## GIVEN PROBLEM
Exclude the pictures and reproduce the remaining data exactly as written.

○ ○ ○ ○ ○

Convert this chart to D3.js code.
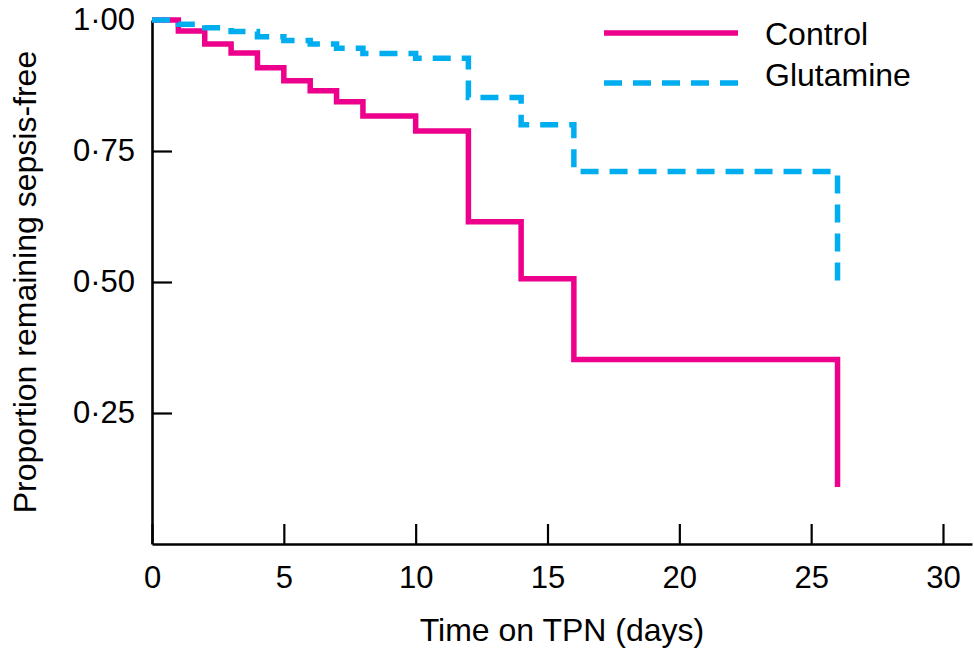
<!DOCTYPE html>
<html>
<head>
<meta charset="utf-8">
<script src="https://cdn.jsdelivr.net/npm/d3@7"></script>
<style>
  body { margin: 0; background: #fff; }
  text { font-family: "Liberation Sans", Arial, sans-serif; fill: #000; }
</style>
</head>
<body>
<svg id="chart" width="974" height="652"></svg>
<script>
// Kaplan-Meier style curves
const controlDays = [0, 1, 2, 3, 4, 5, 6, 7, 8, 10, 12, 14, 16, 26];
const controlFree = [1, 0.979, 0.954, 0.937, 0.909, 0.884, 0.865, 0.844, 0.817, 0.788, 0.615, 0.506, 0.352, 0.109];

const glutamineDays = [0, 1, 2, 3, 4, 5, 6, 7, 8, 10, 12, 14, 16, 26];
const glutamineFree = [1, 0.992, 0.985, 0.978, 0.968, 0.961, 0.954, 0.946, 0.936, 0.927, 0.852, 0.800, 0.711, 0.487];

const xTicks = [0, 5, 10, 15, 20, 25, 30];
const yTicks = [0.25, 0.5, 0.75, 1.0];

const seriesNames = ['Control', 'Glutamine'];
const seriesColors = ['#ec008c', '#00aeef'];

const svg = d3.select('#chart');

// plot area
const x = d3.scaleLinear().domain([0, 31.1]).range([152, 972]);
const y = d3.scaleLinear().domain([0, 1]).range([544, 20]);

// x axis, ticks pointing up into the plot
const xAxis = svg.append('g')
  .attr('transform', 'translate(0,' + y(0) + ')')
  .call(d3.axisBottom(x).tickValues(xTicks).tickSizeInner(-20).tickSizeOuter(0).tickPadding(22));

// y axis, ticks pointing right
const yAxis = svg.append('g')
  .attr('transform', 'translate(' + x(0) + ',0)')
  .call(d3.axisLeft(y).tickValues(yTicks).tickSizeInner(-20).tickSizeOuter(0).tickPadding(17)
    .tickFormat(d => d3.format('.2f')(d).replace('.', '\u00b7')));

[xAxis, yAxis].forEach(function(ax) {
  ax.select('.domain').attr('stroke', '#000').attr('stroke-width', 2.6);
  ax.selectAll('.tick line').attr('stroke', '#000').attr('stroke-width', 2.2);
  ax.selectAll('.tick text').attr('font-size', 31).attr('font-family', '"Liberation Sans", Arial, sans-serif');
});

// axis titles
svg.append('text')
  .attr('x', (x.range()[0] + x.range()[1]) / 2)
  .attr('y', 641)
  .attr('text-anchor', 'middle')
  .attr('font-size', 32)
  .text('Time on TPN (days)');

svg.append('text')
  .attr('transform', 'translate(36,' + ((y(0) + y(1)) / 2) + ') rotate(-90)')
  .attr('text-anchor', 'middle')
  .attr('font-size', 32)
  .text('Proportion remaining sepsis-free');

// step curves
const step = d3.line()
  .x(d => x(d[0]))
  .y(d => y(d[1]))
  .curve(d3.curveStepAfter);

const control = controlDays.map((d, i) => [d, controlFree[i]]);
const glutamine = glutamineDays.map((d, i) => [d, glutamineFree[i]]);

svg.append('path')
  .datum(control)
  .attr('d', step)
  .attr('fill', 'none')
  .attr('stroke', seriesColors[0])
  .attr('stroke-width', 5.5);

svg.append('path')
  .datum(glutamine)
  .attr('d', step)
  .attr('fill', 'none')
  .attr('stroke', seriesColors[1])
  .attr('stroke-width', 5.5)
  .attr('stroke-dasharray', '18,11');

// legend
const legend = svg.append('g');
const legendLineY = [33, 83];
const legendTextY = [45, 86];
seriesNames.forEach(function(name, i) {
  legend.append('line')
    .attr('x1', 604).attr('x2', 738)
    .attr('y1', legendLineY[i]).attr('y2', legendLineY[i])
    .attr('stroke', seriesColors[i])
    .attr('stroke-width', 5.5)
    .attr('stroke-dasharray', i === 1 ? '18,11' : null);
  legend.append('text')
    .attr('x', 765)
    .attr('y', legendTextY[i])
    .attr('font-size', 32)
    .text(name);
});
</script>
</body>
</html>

○ ○ ○ ○ ○

## FINAL ANSWER
Convert this chart to D3.js code.
<!DOCTYPE html>
<html>
<head>
<meta charset="utf-8">
<script src="https://cdn.jsdelivr.net/npm/d3@7"></script>
<style>
  body { margin: 0; background: #fff; }
  text { font-family: "Liberation Sans", Arial, sans-serif; fill: #000; }
</style>
</head>
<body>
<svg id="chart" width="974" height="652"></svg>
<script>
// Kaplan-Meier style curves
const controlDays = [0, 1, 2, 3, 4, 5, 6, 7, 8, 10, 12, 14, 16, 26];
const controlFree = [1, 0.979, 0.954, 0.937, 0.909, 0.884, 0.865, 0.844, 0.817, 0.788, 0.615, 0.506, 0.352, 0.109];

const glutamineDays = [0, 1, 2, 3, 4, 5, 6, 7, 8, 10, 12, 14, 16, 26];
const glutamineFree = [1, 0.992, 0.985, 0.978, 0.968, 0.961, 0.954, 0.946, 0.936, 0.927, 0.852, 0.800, 0.711, 0.487];

const xTicks = [0, 5, 10, 15, 20, 25, 30];
const yTicks = [0.25, 0.5, 0.75, 1.0];

const seriesNames = ['Control', 'Glutamine'];
const seriesColors = ['#ec008c', '#00aeef'];

const svg = d3.select('#chart');

// plot area
const x = d3.scaleLinear().domain([0, 31.1]).range([152, 972]);
const y = d3.scaleLinear().domain([0, 1]).range([544, 20]);

// x axis, ticks pointing up into the plot
const xAxis = svg.append('g')
  .attr('transform', 'translate(0,' + y(0) + ')')
  .call(d3.axisBottom(x).tickValues(xTicks).tickSizeInner(-20).tickSizeOuter(0).tickPadding(22));

// y axis, ticks pointing right
const yAxis = svg.append('g')
  .attr('transform', 'translate(' + x(0) + ',0)')
  .call(d3.axisLeft(y).tickValues(yTicks).tickSizeInner(-20).tickSizeOuter(0).tickPadding(17)
    .tickFormat(d => d3.format('.2f')(d).replace('.', '\u00b7')));

[xAxis, yAxis].forEach(function(ax) {
  ax.select('.domain').attr('stroke', '#000').attr('stroke-width', 2.6);
  ax.selectAll('.tick line').attr('stroke', '#000').attr('stroke-width', 2.2);
  ax.selectAll('.tick text').attr('font-size', 31).attr('font-family', '"Liberation Sans", Arial, sans-serif');
});

// axis titles
svg.append('text')
  .attr('x', (x.range()[0] + x.range()[1]) / 2)
  .attr('y', 641)
  .attr('text-anchor', 'middle')
  .attr('font-size', 32)
  .text('Time on TPN (days)');

svg.append('text')
  .attr('transform', 'translate(36,' + ((y(0) + y(1)) / 2) + ') rotate(-90)')
  .attr('text-anchor', 'middle')
  .attr('font-size', 32)
  .text('Proportion remaining sepsis-free');

// step curves
const step = d3.line()
  .x(d => x(d[0]))
  .y(d => y(d[1]))
  .curve(d3.curveStepAfter);

const control = controlDays.map((d, i) => [d, controlFree[i]]);
const glutamine = glutamineDays.map((d, i) => [d, glutamineFree[i]]);

svg.append('path')
  .datum(control)
  .attr('d', step)
  .attr('fill', 'none')
  .attr('stroke', seriesColors[0])
  .attr('stroke-width', 5.5);

svg.append('path')
  .datum(glutamine)
  .attr('d', step)
  .attr('fill', 'none')
  .attr('stroke', seriesColors[1])
  .attr('stroke-width', 5.5)
  .attr('stroke-dasharray', '18,11');

// legend
const legend = svg.append('g');
const legendLineY = [33, 83];
const legendTextY = [45, 86];
seriesNames.forEach(function(name, i) {
  legend.append('line')
    .attr('x1', 604).attr('x2', 738)
    .attr('y1', legendLineY[i]).attr('y2', legendLineY[i])
    .attr('stroke', seriesColors[i])
    .attr('stroke-width', 5.5)
    .attr('stroke-dasharray', i === 1 ? '18,11' : null);
  legend.append('text')
    .attr('x', 765)
    .attr('y', legendTextY[i])
    .attr('font-size', 32)
    .text(name);
});
</script>
</body>
</html>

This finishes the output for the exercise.